What you have to do
Print exactly, please, the lines from the top of the entries below up to and including the line with "868, 859, 847];", and nothing else; pictures are excluded.

Data excerpts
## BEGIN

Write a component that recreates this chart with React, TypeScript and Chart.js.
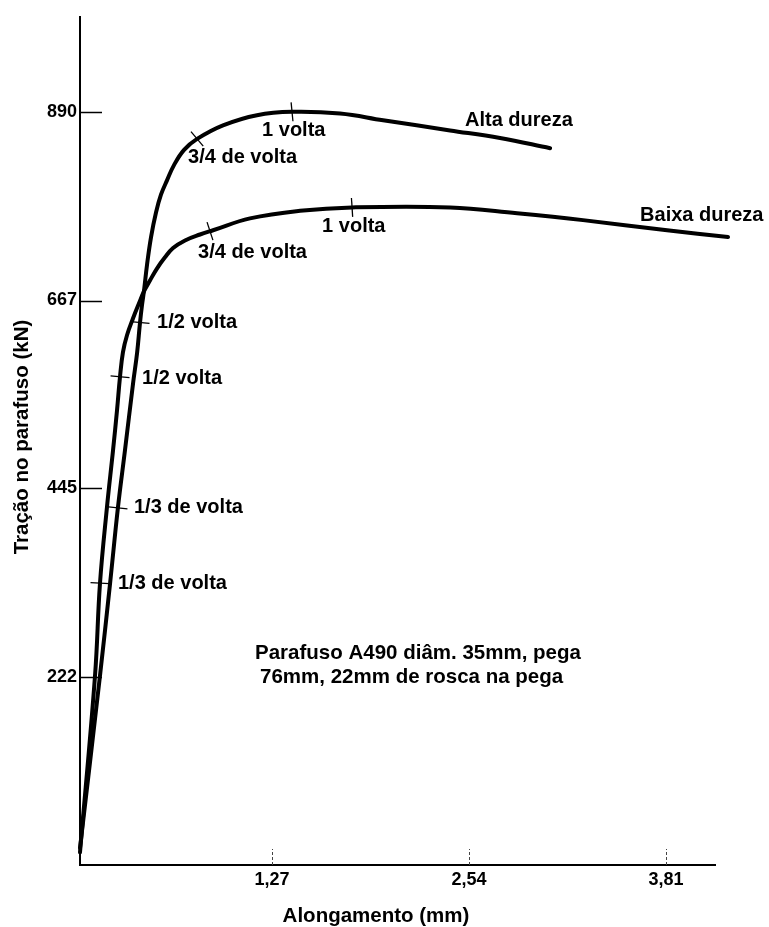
import React, { useEffect, useRef } from "react";
import { Chart, registerables } from "chart.js";

Chart.register(...registerables);

// ---- Data ----
const ALTA_X = [0.032, 0.161, 0.226, 0.277, 0.322, 0.374, 0.400, 0.419, 0.432, 0.445, 0.464, 0.490, 0.522, 0.554, 0.593, 0.638, 0.703, 0.787, 0.954, 1.173, 1.399, 1.709, 1.986, 2.418, 2.740, 3.063];
const ALTA_Y = [20, 224, 333, 423, 490, 569, 605, 641, 662, 679, 709, 742, 771, 792, 809, 827, 845, 858, 874, 886, 890, 888, 880, 868, 859, 847];

const BAIXA_X = [0.032, 0.129, 0.161, 0.206, 0.245, 0.271, 0.290, 0.309, 0.335, 0.374, 0.413, 0.445, 0.484, 0.529, 0.580, 0.632, 0.709, 0.806, 0.890, 1.128, 1.451, 1.786, 2.418, 2.850, 3.275, 3.817, 4.210];
const BAIXA_Y = [15, 224, 333, 423, 490, 538, 577, 606, 626, 646, 664, 678, 691, 705, 718, 729, 738, 745, 750, 764, 773, 777, 777, 770, 762, 750, 742];

const X_TICKS = [1.27, 2.54, 3.81];
const X_TICK_LABELS = ["1,27", "2,54", "3,81"];
const Y_TICKS = [222, 445, 667, 890];
const Y_TICK_LABELS = ["222", "445", "667", "890"];

const X_TITLE = "Alongamento (mm)";
const Y_TITLE = "Tração no parafuso (kN)";

// turn marks along each curve
const MARK_LABELS = ["1/3 de volta", "1/2 volta", "3/4 de volta", "1 volta"];
const ALTA_MARK_X = [0.277, 0.419, 0.787, 1.399];
const ALTA_MARK_Y = [422, 641, 858, 890];
const BAIXA_MARK_X = [0.161, 0.290, 0.870, 1.786];
const BAIXA_MARK_Y = [333, 577, 749, 777];

// label anchors (left edge, middle) in data units
const ALTA_LABEL_X = [0.380, 0.529, 0.729, 1.206];
const ALTA_LABEL_Y = [422, 641, 836, 868];
const BAIXA_LABEL_X = [0.277, 0.432, 0.793, 1.593];
const BAIXA_LABEL_Y = [333, 575, 724, 754];

const SERIES_NAMES = ["Alta dureza", "Baixa dureza"];
const SERIES_NAME_X = [2.514, 3.643];
const SERIES_NAME_Y = [880, 767];

const NOTE_LINES = ["Parafuso A490 diâm. 35mm, pega", "76mm, 22mm de rosca na pega"];
const NOTE_X = [2.211, 2.170];
const NOTE_Y = [250, 222];

const FONT = "'Liberation Sans', Arial, Helvetica, sans-serif";

const overlay = {
  id: "overlay",
  afterDatasetsDraw(chart: any) {
    const ctx: CanvasRenderingContext2D = chart.ctx;
    const xs = chart.scales.x;
    const ys = chart.scales.y;
    const line = (x1: number, y1: number, x2: number, y2: number) => {
      ctx.beginPath();
      ctx.moveTo(x1, y1);
      ctx.lineTo(x2, y2);
      ctx.stroke();
    };
    ctx.save();
    ctx.strokeStyle = "#000";
    ctx.fillStyle = "#000";

    // inner y ticks
    ctx.lineWidth = 1.5;
    Y_TICKS.forEach((v) => {
      const py = Math.round(ys.getPixelForValue(v)) + 0.5;
      line(xs.left, py, xs.left + 22, py);
    });
    // inner x ticks (thin dashed)
    ctx.lineWidth = 1;
    ctx.strokeStyle = "#444";
    ctx.setLineDash([3, 2]);
    X_TICKS.forEach((v) => {
      const px = Math.round(xs.getPixelForValue(v)) + 0.5;
      line(px, ys.bottom, px, ys.bottom - 16);
    });
    ctx.setLineDash([]);
    ctx.strokeStyle = "#000";

    // markers perpendicular to curve
    const drawMarks = (dsIndex: number, mx: number[], my: number[]) => {
      const pts = chart.getDatasetMeta(dsIndex).data;
      mx.forEach((xv, i) => {
        const px = xs.getPixelForValue(xv);
        const py = ys.getPixelForValue(my[i]);
        let best = Infinity;
        let dx = 1;
        let dy = 0;
        for (let k = 0; k < pts.length - 1; k++) {
          const a = pts[k];
          const b = pts[k + 1];
          const vx = b.x - a.x;
          const vy = b.y - a.y;
          const l2 = vx * vx + vy * vy || 1;
          let t = ((px - a.x) * vx + (py - a.y) * vy) / l2;
          t = Math.max(0, Math.min(1, t));
          const cx = a.x + t * vx;
          const cy = a.y + t * vy;
          const d = Math.hypot(px - cx, py - cy);
          if (d < best) {
            best = d;
            dx = vx;
            dy = vy;
          }
        }
        const len = Math.hypot(dx, dy) || 1;
        const nx = -dy / len;
        const ny = dx / len;
        ctx.lineWidth = 1.3;
        line(px - nx * 9.5, py - ny * 9.5, px + nx * 9.5, py + ny * 9.5);
      });
    };
    drawMarks(0, ALTA_MARK_X, ALTA_MARK_Y);
    drawMarks(1, BAIXA_MARK_X, BAIXA_MARK_Y);

    // labels
    ctx.font = `bold 20px ${FONT}`;
    ctx.textBaseline = "middle";
    ctx.textAlign = "left";
    MARK_LABELS.forEach((t, i) => {
      ctx.fillText(t, xs.getPixelForValue(ALTA_LABEL_X[i]), ys.getPixelForValue(ALTA_LABEL_Y[i]));
      ctx.fillText(t, xs.getPixelForValue(BAIXA_LABEL_X[i]), ys.getPixelForValue(BAIXA_LABEL_Y[i]));
    });
    SERIES_NAMES.forEach((t, i) => {
      ctx.fillText(t, xs.getPixelForValue(SERIES_NAME_X[i]), ys.getPixelForValue(SERIES_NAME_Y[i]));
    });
    ctx.font = `bold 20.5px ${FONT}`;
    ctx.textAlign = "center";
    NOTE_LINES.forEach((t, i) => {
      ctx.fillText(t, xs.getPixelForValue(NOTE_X[i]), ys.getPixelForValue(NOTE_Y[i]));
    });

    // axis titles
    ctx.font = `bold 20.5px ${FONT}`;
    ctx.textAlign = "center";
    ctx.fillText(X_TITLE, 376, 916);
    ctx.save();
    ctx.translate(22, 437);
    ctx.rotate(-Math.PI / 2);
    ctx.fillText(Y_TITLE, 0, 0);
    ctx.restore();

    ctx.restore();
  },
};

export default function App() {
  const ref = useRef<HTMLCanvasElement | null>(null);
  useEffect(() => {
    if (!ref.current) return;
    const common = {
      borderColor: "#000",
      borderWidth: 4,
      pointRadius: 0,
      tension: 0.4,
      borderCapStyle: "round" as const,
      borderJoinStyle: "round" as const,
      clip: false as any,
    };
    const chart = new Chart(ref.current, {
      type: "line",
      data: {
        datasets: [
          { label: SERIES_NAMES[0], data: ALTA_X.map((x, i) => ({ x, y: ALTA_Y[i] })), ...common },
          { label: SERIES_NAMES[1], data: BAIXA_X.map((x, i) => ({ x, y: BAIXA_Y[i] })), ...common },
        ],
      },
      options: {
        responsive: false,
        animation: false,
        devicePixelRatio: 1,
        layout: { padding: { left: 0, right: 54, top: 17, bottom: 0 } },
        plugins: { legend: { display: false }, tooltip: { enabled: false } },
        events: [],
        scales: {
          x: {
            type: "linear",
            min: 0.032,
            max: 4.126,
            grid: { display: false, drawTicks: false },
            border: { display: true, color: "#000", width: 2 },
            afterBuildTicks: (s: any) => {
              s.ticks = X_TICKS.map((v) => ({ value: v }));
            },
            afterFit: (s: any) => {
              s.height = 62;
            },
            ticks: {
              padding: 4,
              color: "#000",
              maxRotation: 0,
              autoSkip: false,
              font: { family: FONT, size: 18, weight: "bold" },
              callback: (v: any) => {
                const i = X_TICKS.findIndex((t) => Math.abs(t - Number(v)) < 1e-6);
                return i >= 0 ? X_TICK_LABELS[i] : "";
              },
            },
          },
          y: {
            type: "linear",
            min: 0,
            max: 1002,
            grid: { display: false, drawTicks: false },
            border: { display: true, color: "#000", width: 2 },
            afterBuildTicks: (s: any) => {
              s.ticks = Y_TICKS.map((v) => ({ value: v }));
            },
            afterFit: (s: any) => {
              s.width = 80;
            },
            ticks: {
              padding: 3,
              color: "#000",
              autoSkip: false,
              font: { family: FONT, size: 18, weight: "bold" },
              callback: (v: any) => {
                const i = Y_TICKS.indexOf(Number(v));
                return i >= 0 ? Y_TICK_LABELS[i] : "";
              },
            },
          },
        },
      },
      plugins: [overlay],
    });
    return () => chart.destroy();
  }, []);
  return (
    <div style={{ position: "absolute", left: 0, top: 0, width: 769, height: 927, background: "#fff" }}>
      <canvas ref={ref} width={769} height={927} />
    </div>
  );
}
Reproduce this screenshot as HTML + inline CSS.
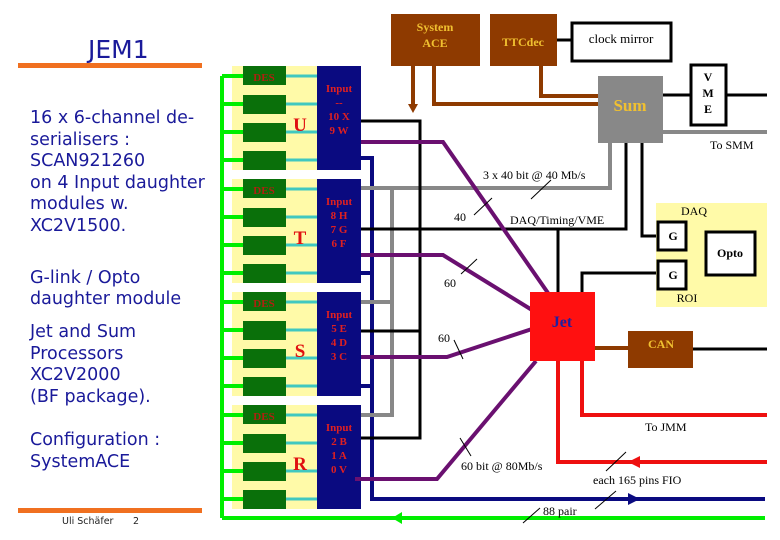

## END

Response to this exercise
Write a component that recreates this chart with React, TypeScript and Chart.js.
import React, { useEffect, useRef } from "react";
import { Chart, registerables } from "chart.js";

Chart.register(...registerables);

// ---- Data ----
const ALTA_X = [0.032, 0.161, 0.226, 0.277, 0.322, 0.374, 0.400, 0.419, 0.432, 0.445, 0.464, 0.490, 0.522, 0.554, 0.593, 0.638, 0.703, 0.787, 0.954, 1.173, 1.399, 1.709, 1.986, 2.418, 2.740, 3.063];
const ALTA_Y = [20, 224, 333, 423, 490, 569, 605, 641, 662, 679, 709, 742, 771, 792, 809, 827, 845, 858, 874, 886, 890, 888, 880, 868, 859, 847];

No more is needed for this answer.